**The request:** Pictures aside, quote the whole listing exactly.

**Dataset extract:**
____________________

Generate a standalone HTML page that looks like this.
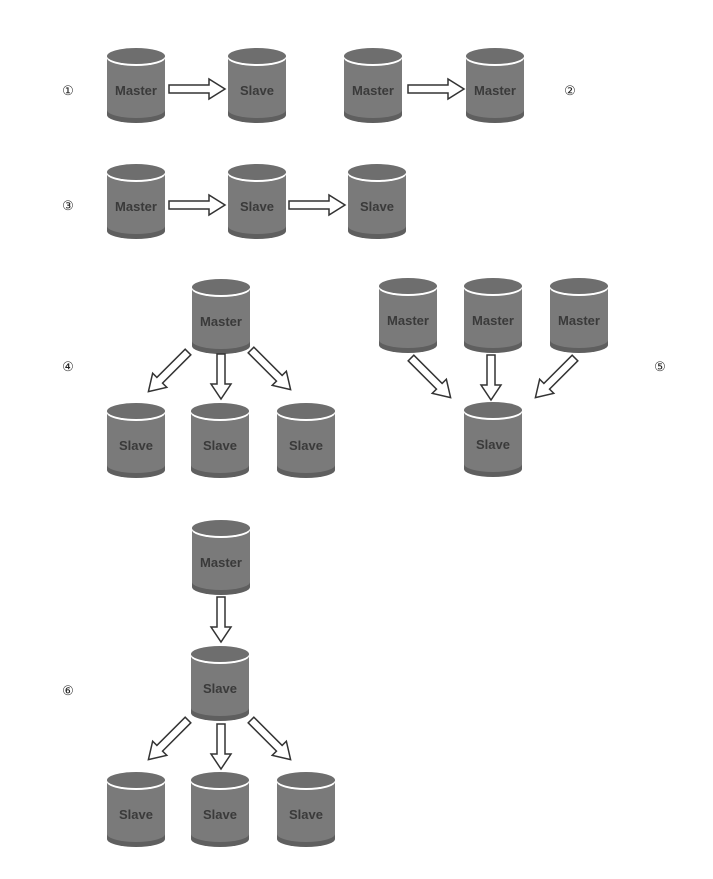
<!DOCTYPE html>
<html><head><meta charset="utf-8"><style>
html,body{margin:0;padding:0;background:#fff;}
svg{display:block;}
text{font-family:"Liberation Sans",sans-serif;}
.l{font-weight:bold;font-size:13px;fill:#3a3a3a;text-anchor:middle;}
.n{font-size:13px;fill:#222;text-anchor:middle;}
</style></head><body>
<svg width="713" height="879" viewBox="0 0 713 879" xmlns="http://www.w3.org/2000/svg">
<defs>
<g id="cyl">
<path d="M0,8 L0,67 A29,8 0 0 0 58,67 L58,8 Z" fill="#5f5f5f"/>
<path d="M0,8 L0,62 A29,8 0 0 0 58,62 L58,8 Z" fill="#7a7a7a"/>
<ellipse cx="29" cy="10" rx="29" ry="8" fill="#fff"/>
<ellipse cx="29" cy="8" rx="29" ry="8" fill="#6e6e6e"/>
</g>
<polygon id="arr" points="0,-4 40,-4 40,-10 56,0 40,10 40,4 0,4" fill="#fff" stroke="#333" stroke-width="1.5"/>
<polygon id="arr2" points="0,-4 30,-4 30,-10 45,0 30,10 30,4 0,4" fill="#fff" stroke="#333" stroke-width="1.5"/>
<polygon id="arrd" points="0,-4 40,-4 40,-10 56,0 40,10 40,4 0,4" fill="#fff" stroke="#333" stroke-width="1.5"/>
</defs>

<text class="n" x="68" y="95">①</text>
<text class="n" x="570" y="95">②</text>
<text class="n" x="68" y="210">③</text>
<text class="n" x="68" y="371">④</text>
<text class="n" x="660" y="371">⑤</text>
<text class="n" x="68" y="695">⑥</text>

<!-- row 1 -->
<use href="#cyl" x="107" y="48"/><text class="l" x="136" y="95">Master</text>
<use href="#cyl" x="228" y="48"/><text class="l" x="257" y="95">Slave</text>
<use href="#cyl" x="344" y="48"/><text class="l" x="373" y="95">Master</text>
<use href="#cyl" x="466" y="48"/><text class="l" x="495" y="95">Master</text>
<use href="#arr" transform="translate(169,89)"/>
<use href="#arr" transform="translate(408,89)"/>

<!-- row 3 -->
<use href="#cyl" x="107" y="164"/><text class="l" x="136" y="211">Master</text>
<use href="#cyl" x="228" y="164"/><text class="l" x="257" y="211">Slave</text>
<use href="#cyl" x="348" y="164"/><text class="l" x="377" y="211">Slave</text>
<use href="#arr" transform="translate(169,205)"/>
<use href="#arr" transform="translate(289,205)"/>

<!-- row 4 -->
<use href="#cyl" x="192" y="279"/><text class="l" x="221" y="326">Master</text>
<use href="#cyl" x="107" y="403"/><text class="l" x="136" y="450">Slave</text>
<use href="#cyl" x="191" y="403"/><text class="l" x="220" y="450">Slave</text>
<use href="#cyl" x="277" y="403"/><text class="l" x="306" y="450">Slave</text>
<use href="#arr2" transform="translate(221,354) rotate(90)"/>
<use href="#arrd" transform="translate(188,352) rotate(135)"/>
<use href="#arrd" transform="translate(251,350) rotate(45)"/>

<!-- row 5 -->
<use href="#cyl" x="379" y="278"/><text class="l" x="408" y="325">Master</text>
<use href="#cyl" x="464" y="278"/><text class="l" x="493" y="325">Master</text>
<use href="#cyl" x="550" y="278"/><text class="l" x="579" y="325">Master</text>
<use href="#cyl" x="464" y="402"/><text class="l" x="493" y="449">Slave</text>
<use href="#arrd" transform="translate(411,358) rotate(45)"/>
<use href="#arr2" transform="translate(491,355) rotate(90)"/>
<use href="#arrd" transform="translate(575,358) rotate(135)"/>

<!-- row 6 -->
<use href="#cyl" x="192" y="520"/><text class="l" x="221" y="567">Master</text>
<use href="#cyl" x="191" y="646"/><text class="l" x="220" y="693">Slave</text>
<use href="#cyl" x="107" y="772"/><text class="l" x="136" y="819">Slave</text>
<use href="#cyl" x="191" y="772"/><text class="l" x="220" y="819">Slave</text>
<use href="#cyl" x="277" y="772"/><text class="l" x="306" y="819">Slave</text>
<use href="#arr2" transform="translate(221,597) rotate(90)"/>
<use href="#arr2" transform="translate(221,724) rotate(90)"/>
<use href="#arrd" transform="translate(188,720) rotate(135)"/>
<use href="#arrd" transform="translate(251,720) rotate(45)"/>
</svg>
</body></html>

____________________

**Task response:**
Generate a standalone HTML page that looks like this.
<!DOCTYPE html>
<html><head><meta charset="utf-8"><style>
html,body{margin:0;padding:0;background:#fff;}
svg{display:block;}
text{font-family:"Liberation Sans",sans-serif;}
.l{font-weight:bold;font-size:13px;fill:#3a3a3a;text-anchor:middle;}
.n{font-size:13px;fill:#222;text-anchor:middle;}
</style></head><body>
<svg width="713" height="879" viewBox="0 0 713 879" xmlns="http://www.w3.org/2000/svg">
<defs>
<g id="cyl">
<path d="M0,8 L0,67 A29,8 0 0 0 58,67 L58,8 Z" fill="#5f5f5f"/>
<path d="M0,8 L0,62 A29,8 0 0 0 58,62 L58,8 Z" fill="#7a7a7a"/>
<ellipse cx="29" cy="10" rx="29" ry="8" fill="#fff"/>
<ellipse cx="29" cy="8" rx="29" ry="8" fill="#6e6e6e"/>
</g>
<polygon id="arr" points="0,-4 40,-4 40,-10 56,0 40,10 40,4 0,4" fill="#fff" stroke="#333" stroke-width="1.5"/>
<polygon id="arr2" points="0,-4 30,-4 30,-10 45,0 30,10 30,4 0,4" fill="#fff" stroke="#333" stroke-width="1.5"/>
<polygon id="arrd" points="0,-4 40,-4 40,-10 56,0 40,10 40,4 0,4" fill="#fff" stroke="#333" stroke-width="1.5"/>
</defs>

<text class="n" x="68" y="95">①</text>
<text class="n" x="570" y="95">②</text>
<text class="n" x="68" y="210">③</text>
<text class="n" x="68" y="371">④</text>
<text class="n" x="660" y="371">⑤</text>
<text class="n" x="68" y="695">⑥</text>

<!-- row 1 -->
<use href="#cyl" x="107" y="48"/><text class="l" x="136" y="95">Master</text>
<use href="#cyl" x="228" y="48"/><text class="l" x="257" y="95">Slave</text>
<use href="#cyl" x="344" y="48"/><text class="l" x="373" y="95">Master</text>
<use href="#cyl" x="466" y="48"/><text class="l" x="495" y="95">Master</text>
<use href="#arr" transform="translate(169,89)"/>
<use href="#arr" transform="translate(408,89)"/>

<!-- row 3 -->
<use href="#cyl" x="107" y="164"/><text class="l" x="136" y="211">Master</text>
<use href="#cyl" x="228" y="164"/><text class="l" x="257" y="211">Slave</text>
<use href="#cyl" x="348" y="164"/><text class="l" x="377" y="211">Slave</text>
<use href="#arr" transform="translate(169,205)"/>
<use href="#arr" transform="translate(289,205)"/>

<!-- row 4 -->
<use href="#cyl" x="192" y="279"/><text class="l" x="221" y="326">Master</text>
<use href="#cyl" x="107" y="403"/><text class="l" x="136" y="450">Slave</text>
<use href="#cyl" x="191" y="403"/><text class="l" x="220" y="450">Slave</text>
<use href="#cyl" x="277" y="403"/><text class="l" x="306" y="450">Slave</text>
<use href="#arr2" transform="translate(221,354) rotate(90)"/>
<use href="#arrd" transform="translate(188,352) rotate(135)"/>
<use href="#arrd" transform="translate(251,350) rotate(45)"/>

<!-- row 5 -->
<use href="#cyl" x="379" y="278"/><text class="l" x="408" y="325">Master</text>
<use href="#cyl" x="464" y="278"/><text class="l" x="493" y="325">Master</text>
<use href="#cyl" x="550" y="278"/><text class="l" x="579" y="325">Master</text>
<use href="#cyl" x="464" y="402"/><text class="l" x="493" y="449">Slave</text>
<use href="#arrd" transform="translate(411,358) rotate(45)"/>
<use href="#arr2" transform="translate(491,355) rotate(90)"/>
<use href="#arrd" transform="translate(575,358) rotate(135)"/>

<!-- row 6 -->
<use href="#cyl" x="192" y="520"/><text class="l" x="221" y="567">Master</text>
<use href="#cyl" x="191" y="646"/><text class="l" x="220" y="693">Slave</text>
<use href="#cyl" x="107" y="772"/><text class="l" x="136" y="819">Slave</text>
<use href="#cyl" x="191" y="772"/><text class="l" x="220" y="819">Slave</text>
<use href="#cyl" x="277" y="772"/><text class="l" x="306" y="819">Slave</text>
<use href="#arr2" transform="translate(221,597) rotate(90)"/>
<use href="#arr2" transform="translate(221,724) rotate(90)"/>
<use href="#arrd" transform="translate(188,720) rotate(135)"/>
<use href="#arrd" transform="translate(251,720) rotate(45)"/>
</svg>
</body></html>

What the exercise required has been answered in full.